Work to do
Drop every picture. Then return, exactly, the lines from the beginning of the listing below through the one containing "const toPoints = (ys)".

--- Start of Provided material ---

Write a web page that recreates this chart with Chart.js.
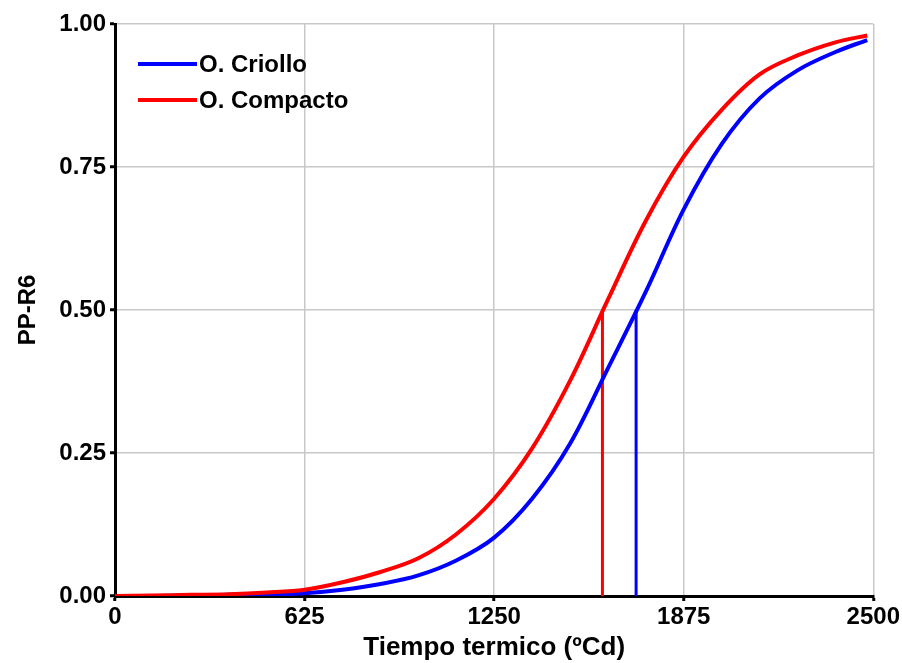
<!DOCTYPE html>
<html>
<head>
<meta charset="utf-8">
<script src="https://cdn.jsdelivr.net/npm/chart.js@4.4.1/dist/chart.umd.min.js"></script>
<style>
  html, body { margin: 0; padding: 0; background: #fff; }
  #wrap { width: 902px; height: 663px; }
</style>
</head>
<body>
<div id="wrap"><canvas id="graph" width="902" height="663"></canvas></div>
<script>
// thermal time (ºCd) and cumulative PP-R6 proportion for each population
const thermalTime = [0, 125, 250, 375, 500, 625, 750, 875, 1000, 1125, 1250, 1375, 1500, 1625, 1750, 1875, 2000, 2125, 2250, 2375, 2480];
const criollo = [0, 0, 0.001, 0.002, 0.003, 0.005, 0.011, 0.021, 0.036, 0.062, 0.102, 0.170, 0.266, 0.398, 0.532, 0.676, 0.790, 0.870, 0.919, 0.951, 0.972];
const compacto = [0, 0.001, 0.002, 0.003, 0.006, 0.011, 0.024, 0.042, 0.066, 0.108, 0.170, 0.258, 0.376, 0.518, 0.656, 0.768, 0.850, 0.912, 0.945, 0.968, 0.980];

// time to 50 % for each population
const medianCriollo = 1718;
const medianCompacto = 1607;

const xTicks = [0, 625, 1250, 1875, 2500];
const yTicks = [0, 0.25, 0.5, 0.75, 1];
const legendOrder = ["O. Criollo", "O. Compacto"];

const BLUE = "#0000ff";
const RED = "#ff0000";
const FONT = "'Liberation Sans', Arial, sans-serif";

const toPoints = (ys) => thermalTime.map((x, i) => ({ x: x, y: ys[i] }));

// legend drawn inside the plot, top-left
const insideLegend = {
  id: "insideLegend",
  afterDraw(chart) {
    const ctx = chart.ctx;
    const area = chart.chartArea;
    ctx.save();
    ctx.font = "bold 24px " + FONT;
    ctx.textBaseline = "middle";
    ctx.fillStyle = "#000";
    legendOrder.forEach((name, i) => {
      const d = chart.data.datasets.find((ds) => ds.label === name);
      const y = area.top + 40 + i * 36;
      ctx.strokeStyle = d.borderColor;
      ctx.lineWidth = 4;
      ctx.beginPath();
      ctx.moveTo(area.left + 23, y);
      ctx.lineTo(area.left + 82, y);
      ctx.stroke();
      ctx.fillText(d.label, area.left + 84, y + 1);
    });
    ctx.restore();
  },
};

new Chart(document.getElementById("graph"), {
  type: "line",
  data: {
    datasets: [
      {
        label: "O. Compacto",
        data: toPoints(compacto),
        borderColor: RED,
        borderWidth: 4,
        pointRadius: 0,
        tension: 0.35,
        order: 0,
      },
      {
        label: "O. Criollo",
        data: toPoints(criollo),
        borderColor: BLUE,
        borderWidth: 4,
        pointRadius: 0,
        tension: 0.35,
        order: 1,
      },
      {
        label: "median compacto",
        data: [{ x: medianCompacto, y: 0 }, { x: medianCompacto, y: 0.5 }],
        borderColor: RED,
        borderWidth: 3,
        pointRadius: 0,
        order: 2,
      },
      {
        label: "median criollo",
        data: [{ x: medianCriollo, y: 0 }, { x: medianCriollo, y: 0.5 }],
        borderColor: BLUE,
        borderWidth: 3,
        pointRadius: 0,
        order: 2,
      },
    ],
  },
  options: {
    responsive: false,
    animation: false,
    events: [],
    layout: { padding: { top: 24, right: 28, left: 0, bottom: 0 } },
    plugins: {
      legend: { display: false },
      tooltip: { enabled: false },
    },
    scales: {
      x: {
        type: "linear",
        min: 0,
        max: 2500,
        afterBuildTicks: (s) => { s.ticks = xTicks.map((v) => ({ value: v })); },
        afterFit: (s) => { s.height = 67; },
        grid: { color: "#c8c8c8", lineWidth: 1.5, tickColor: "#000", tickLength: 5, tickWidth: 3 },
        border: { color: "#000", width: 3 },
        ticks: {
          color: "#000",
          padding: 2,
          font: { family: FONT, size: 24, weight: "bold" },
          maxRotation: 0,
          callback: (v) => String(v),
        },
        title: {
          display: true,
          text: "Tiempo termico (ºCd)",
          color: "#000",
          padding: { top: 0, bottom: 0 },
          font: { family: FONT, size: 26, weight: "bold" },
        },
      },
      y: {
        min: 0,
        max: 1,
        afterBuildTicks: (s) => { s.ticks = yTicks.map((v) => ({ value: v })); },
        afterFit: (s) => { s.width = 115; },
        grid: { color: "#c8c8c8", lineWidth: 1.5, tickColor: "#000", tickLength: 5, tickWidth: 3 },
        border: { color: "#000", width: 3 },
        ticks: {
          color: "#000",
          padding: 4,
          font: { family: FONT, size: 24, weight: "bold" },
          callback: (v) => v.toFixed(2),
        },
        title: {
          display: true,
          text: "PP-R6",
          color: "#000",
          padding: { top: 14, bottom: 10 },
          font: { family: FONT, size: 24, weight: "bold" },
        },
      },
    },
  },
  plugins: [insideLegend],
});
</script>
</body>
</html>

--- End of Provided material ---

Answer for the task
Write a web page that recreates this chart with Chart.js.
<!DOCTYPE html>
<html>
<head>
<meta charset="utf-8">
<script src="https://cdn.jsdelivr.net/npm/chart.js@4.4.1/dist/chart.umd.min.js"></script>
<style>
  html, body { margin: 0; padding: 0; background: #fff; }
  #wrap { width: 902px; height: 663px; }
</style>
</head>
<body>
<div id="wrap"><canvas id="graph" width="902" height="663"></canvas></div>
<script>
// thermal time (ºCd) and cumulative PP-R6 proportion for each population
const thermalTime = [0, 125, 250, 375, 500, 625, 750, 875, 1000, 1125, 1250, 1375, 1500, 1625, 1750, 1875, 2000, 2125, 2250, 2375, 2480];
const criollo = [0, 0, 0.001, 0.002, 0.003, 0.005, 0.011, 0.021, 0.036, 0.062, 0.102, 0.170, 0.266, 0.398, 0.532, 0.676, 0.790, 0.870, 0.919, 0.951, 0.972];
const compacto = [0, 0.001, 0.002, 0.003, 0.006, 0.011, 0.024, 0.042, 0.066, 0.108, 0.170, 0.258, 0.376, 0.518, 0.656, 0.768, 0.850, 0.912, 0.945, 0.968, 0.980];

// time to 50 % for each population
const medianCriollo = 1718;
const medianCompacto = 1607;

const xTicks = [0, 625, 1250, 1875, 2500];
const yTicks = [0, 0.25, 0.5, 0.75, 1];
const legendOrder = ["O. Criollo", "O. Compacto"];

const BLUE = "#0000ff";
const RED = "#ff0000";
const FONT = "'Liberation Sans', Arial, sans-serif";

const toPoints = (ys) => thermalTime.map((x, i) => ({ x: x, y: ys[i] }));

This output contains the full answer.